The following morning, she comes downstairs after Nicholas has left for work. Sleepless and still devastated from the previous night as she is, it takes her a moment to realise that Amelia’s photographs have been removed. So too have her paintings and wall hangings. He must have risen in the small hours to make these changes. His apology is not in words but in deeds. Her ribs ache where he punched her, the bruise spreading from below her breasts to her stomach. Let him plead for understanding until he is hoarse, kneel until his knees ache. She will never forgive him.

That evening, when he returns from work, he sweeps his arm towards the faded squares where Amelia’s paintings had hung.

‘Forgive me’ he says. ‘Please, Elena, you have to forgive me.’ His eyes remind her of pebbles, bleached lustreless by tides. He will never strike her again. He has suspected for some time that he is suffering from post-traumatic stress disorder. Why should that be, Elena rages silently? It was Amelia who drowned, not him. But what does she know about anything? She wasn’t combing the shoreline, longing for a solution, good or bad, to the interminable wait.

Post-traumatic stress. It’s an obvious explanation. Her love for him rolls over her anger and fear. It quells her awareness that his violence is barely contained and will break out again if she unwittingly provokes him. She has to believe his promises, his declarations of love, his determination to seek help from a therapist. Someone who will lift his memories from him and tame them.

Fishermen had spoken knowledgeably to him about the shoreline where a body could be washed in on the tide. On two occasions, he believed the search was over but the bodies that were recovered from the deep had the wrong dental records. Tooth enamel, it appears, is still death’s main identity card.





Ten





Grace adjusts to the bottle, feeding just as lustily as she had at Elena’s breast. Elena tries not to feel resentful that this decision has been forced upon her and Yvonne, after declaring that such rude behaviour is understandable when a new mother is highly strung and struggling to cope, decides to forgive Elena’s outburst by offering to babysit.

‘It’s time the two of you went out for a meal to celebrate your daughter’s arrival,’ she says. ‘Bring the romance back into your relationship again. Men can feel neglected if baby continues to get all the attention.’

She and Henry arrive at the house the following evening. The restaurant Nicholas has booked for their meal is renowned for its organic cuisine. Mirrors glimmer on the walls and candlelight adds to the opulent atmosphere.
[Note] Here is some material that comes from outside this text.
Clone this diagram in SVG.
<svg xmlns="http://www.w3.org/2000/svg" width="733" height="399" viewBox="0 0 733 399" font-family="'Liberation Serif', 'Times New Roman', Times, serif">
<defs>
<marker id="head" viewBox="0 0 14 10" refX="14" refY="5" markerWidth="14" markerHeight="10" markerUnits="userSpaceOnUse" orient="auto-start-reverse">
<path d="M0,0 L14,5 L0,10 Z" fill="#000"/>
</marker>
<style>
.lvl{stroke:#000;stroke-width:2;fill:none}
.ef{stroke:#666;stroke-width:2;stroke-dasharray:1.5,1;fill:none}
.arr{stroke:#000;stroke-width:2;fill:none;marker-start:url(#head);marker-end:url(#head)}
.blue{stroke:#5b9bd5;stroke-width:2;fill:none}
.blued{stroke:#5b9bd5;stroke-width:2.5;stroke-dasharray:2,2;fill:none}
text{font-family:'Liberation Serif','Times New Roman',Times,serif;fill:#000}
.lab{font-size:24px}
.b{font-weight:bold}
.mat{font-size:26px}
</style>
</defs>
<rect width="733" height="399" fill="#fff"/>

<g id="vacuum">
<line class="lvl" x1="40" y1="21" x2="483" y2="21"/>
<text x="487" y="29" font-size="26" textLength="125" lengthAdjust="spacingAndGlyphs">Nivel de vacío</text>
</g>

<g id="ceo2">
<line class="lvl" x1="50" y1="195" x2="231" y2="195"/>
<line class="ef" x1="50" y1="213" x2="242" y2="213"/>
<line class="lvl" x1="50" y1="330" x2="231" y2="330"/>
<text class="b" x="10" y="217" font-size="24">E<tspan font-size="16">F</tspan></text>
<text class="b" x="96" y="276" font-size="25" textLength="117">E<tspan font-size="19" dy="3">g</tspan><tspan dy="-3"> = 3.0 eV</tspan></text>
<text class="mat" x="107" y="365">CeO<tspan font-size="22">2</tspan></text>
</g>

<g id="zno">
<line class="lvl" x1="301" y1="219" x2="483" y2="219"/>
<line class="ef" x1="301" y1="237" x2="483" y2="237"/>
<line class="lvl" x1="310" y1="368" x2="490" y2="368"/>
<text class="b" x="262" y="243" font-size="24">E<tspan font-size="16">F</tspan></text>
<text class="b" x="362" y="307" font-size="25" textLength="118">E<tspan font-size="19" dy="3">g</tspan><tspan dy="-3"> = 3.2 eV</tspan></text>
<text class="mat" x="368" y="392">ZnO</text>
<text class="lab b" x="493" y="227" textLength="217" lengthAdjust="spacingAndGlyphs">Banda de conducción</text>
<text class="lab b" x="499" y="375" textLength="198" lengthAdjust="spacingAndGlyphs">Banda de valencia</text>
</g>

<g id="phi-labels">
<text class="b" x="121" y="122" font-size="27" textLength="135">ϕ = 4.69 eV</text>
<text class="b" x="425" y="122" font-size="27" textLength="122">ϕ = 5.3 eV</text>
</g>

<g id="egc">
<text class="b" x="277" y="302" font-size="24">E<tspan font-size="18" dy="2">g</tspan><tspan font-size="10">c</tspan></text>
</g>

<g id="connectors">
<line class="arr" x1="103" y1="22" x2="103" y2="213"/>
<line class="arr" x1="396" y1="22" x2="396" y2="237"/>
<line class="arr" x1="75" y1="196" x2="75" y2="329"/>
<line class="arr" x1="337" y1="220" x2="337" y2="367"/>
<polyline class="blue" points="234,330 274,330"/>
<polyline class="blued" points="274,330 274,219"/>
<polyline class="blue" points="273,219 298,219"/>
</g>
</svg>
The ma?tre’d, a stately woman in a black trouser suit, welcomes Nicholas like an old friend and leads them to their table. He must have dined here with Amelia on many occasions, if her effusive greeting is any indication. Elena will not let this fact spoil their night together.

They talk about Grace. So much to discuss. Their daughter is an unending source of fascination to them and it is easy to laugh with delight over her antics. Elena won’t spoil the atmosphere by mentioning the ugliness of their last row, which, like the others, seems more unreal with every day that passes. When their meal is over, the ma?tre’d offers them after-dinner drinks on the house. The hum of quiet conversation is broken by laughter from a group of women, who are enjoying their night out. It seems so long ago since Elena shared a meal with her friends, who are all scattered now. The yearning that sweeps through her for those careless nights must have travelled by osmosis towards another group of diners, who are being guided to their table by the ma?tre’d.
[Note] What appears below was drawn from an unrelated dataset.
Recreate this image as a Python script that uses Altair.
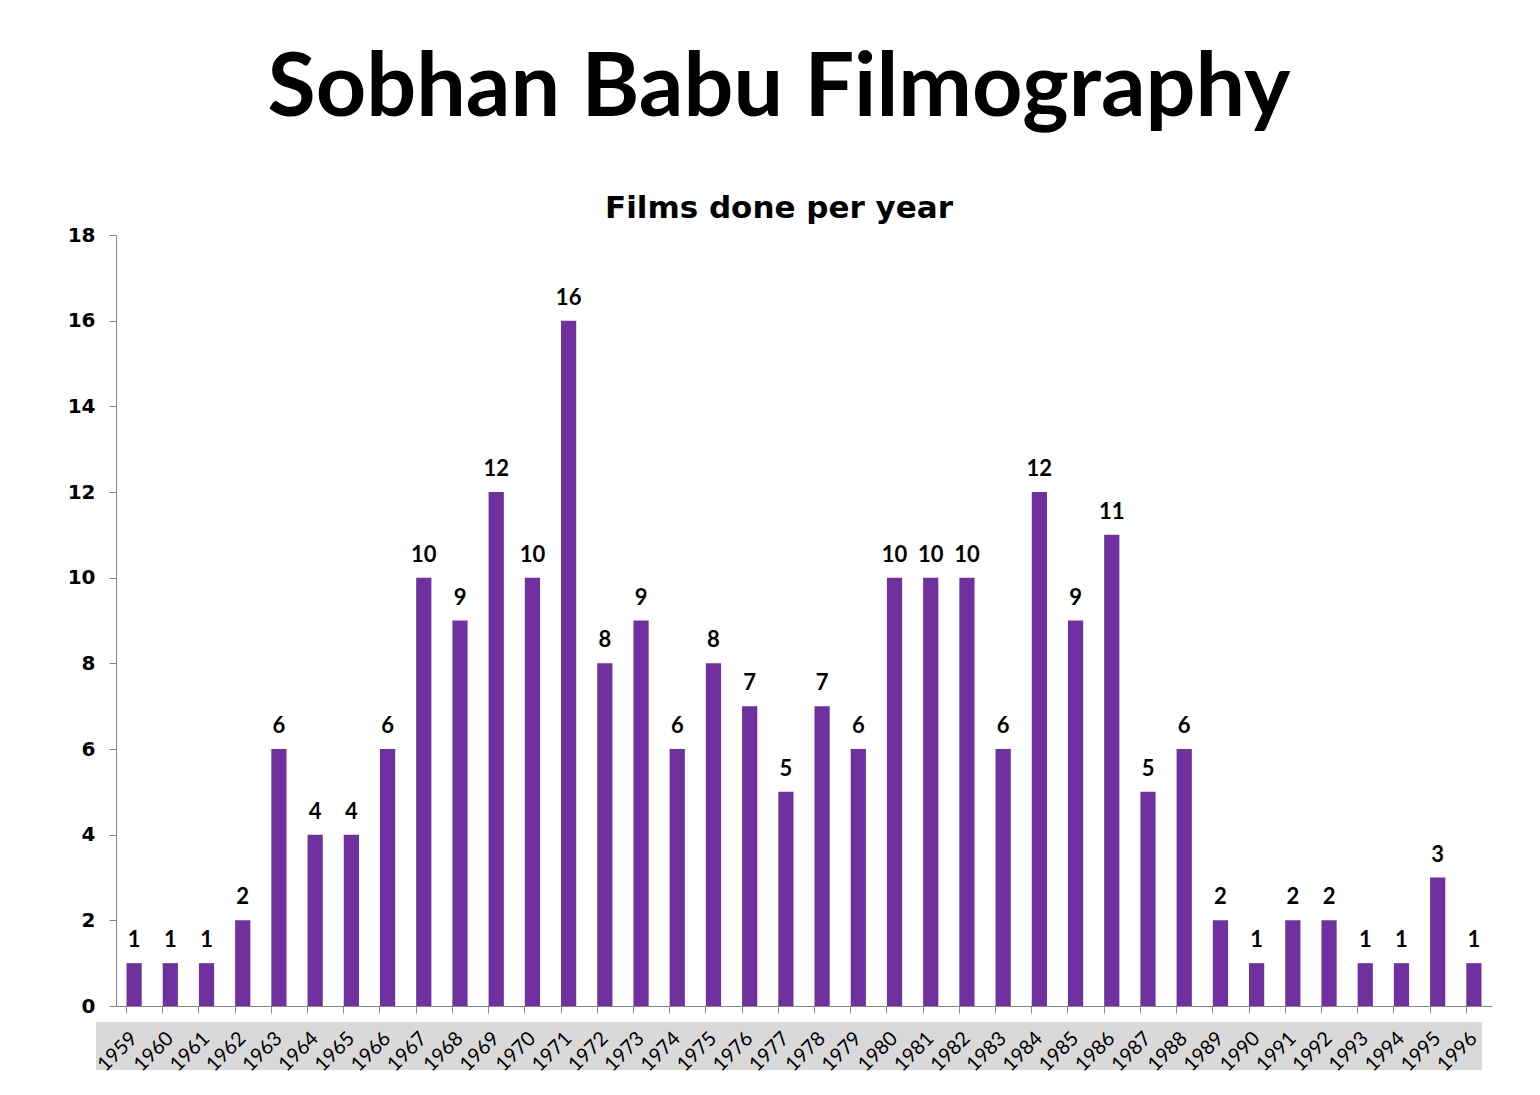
import altair as alt
import pandas as pd

years = [str(y) for y in range(1959, 1997)]
films = [1, 1, 1, 2, 6, 4, 4, 6, 10, 9, 12, 10, 16, 8, 9, 6, 8, 7, 5, 7, 6,
         10, 10, 10, 6, 12, 9, 11, 5, 6, 2, 1, 2, 2, 1, 1, 3, 1]

df = pd.DataFrame({"year": years, "films": films})

W, H = 1376, 771
PURPLE = "#7030A0"
GREY = "#868686"

x_enc = alt.X(
    "year:N",
    sort=years,
    scale=alt.Scale(paddingInner=0.58, paddingOuter=0.29),
    axis=alt.Axis(
        title=None,
        bandPosition=0,
        labelAngle=-45,
        labelAlign="right",
        labelBaseline="middle",
        labelPadding=22,
        labelFont="Lato",
        labelFontSize=20,
        labelColor="#000000",
        tickSize=7,
        tickColor=GREY,
        domainColor=GREY,
        zindex=1,
    ),
)
y_enc = alt.Y(
    "films:Q",
    scale=alt.Scale(domain=[0, 18], nice=False),
    axis=alt.Axis(
        title=None,
        values=list(range(0, 19, 2)),
        grid=False,
        labelFont="DejaVu Sans",
        labelFontWeight="bold",
        labelFontSize=20,
        labelColor="#000000",
        labelPadding=14,
        tickSize=7,
        tickColor=GREY,
        domainColor=GREY,
    ),
)

band = alt.Chart(df).mark_rect(color="#d9d9d9").encode(
    x=alt.value(-20), x2=alt.value(1366), y=alt.value(H + 16), y2=alt.value(H + 64)
)

bars = alt.Chart(df).mark_bar(color=PURPLE).encode(x=x_enc, y=y_enc)

labels = alt.Chart(df).mark_text(
    baseline="bottom", dy=-11, font="Lato", fontWeight="bold", fontSize=22, color="#000000"
).encode(x=alt.X("year:N", sort=years), y="films:Q", text="films:Q")

chart = alt.layer(band, bars, labels).properties(
    width=W,
    height=H,
    title=alt.TitleParams(
        text="Sobhan Babu Filmography",
        subtitle="Films done per year",
        anchor="middle",
        dx=-25,
        font="Lato",
        fontSize=88,
        fontWeight="bold",
        color="#000000",
        subtitleFont="DejaVu Sans",
        subtitleFontSize=31,
        subtitleFontWeight="bold",
        subtitleColor="#000000",
        subtitlePadding=60,
        offset=1,
    ),
    autosize=alt.AutoSizeParams(type="none"),
    padding={"left": 116, "top": 235, "right": 48, "bottom": 89},
).configure(background="white").configure_view(stroke=None)

chart.save("out.html", embed_options={"renderer": "svg", "actions": False})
‘Laney Langdon!’ Elena swings her head round, startled to hear a name that only one person has ever used.

‘Oh, my God. Steve!’ She stands, overjoyed to see him coming towards her.

She met Steve Darcy on her first day at university. Lost in a bewildering maze of lecture halls and corridors, she asked directions from him. He, too, was just beginning his course, the same one as Elena, but he appeared to have a built-in sonar system that led them unhesitatingly towards the right lecture hall. He made her laugh and forget her shyness, which had caused her so much grief in secondary school. He drew others towards him and Elena; Tara, Susie and Killian, the five of them forming a tight-knit circle that lasted until they graduated.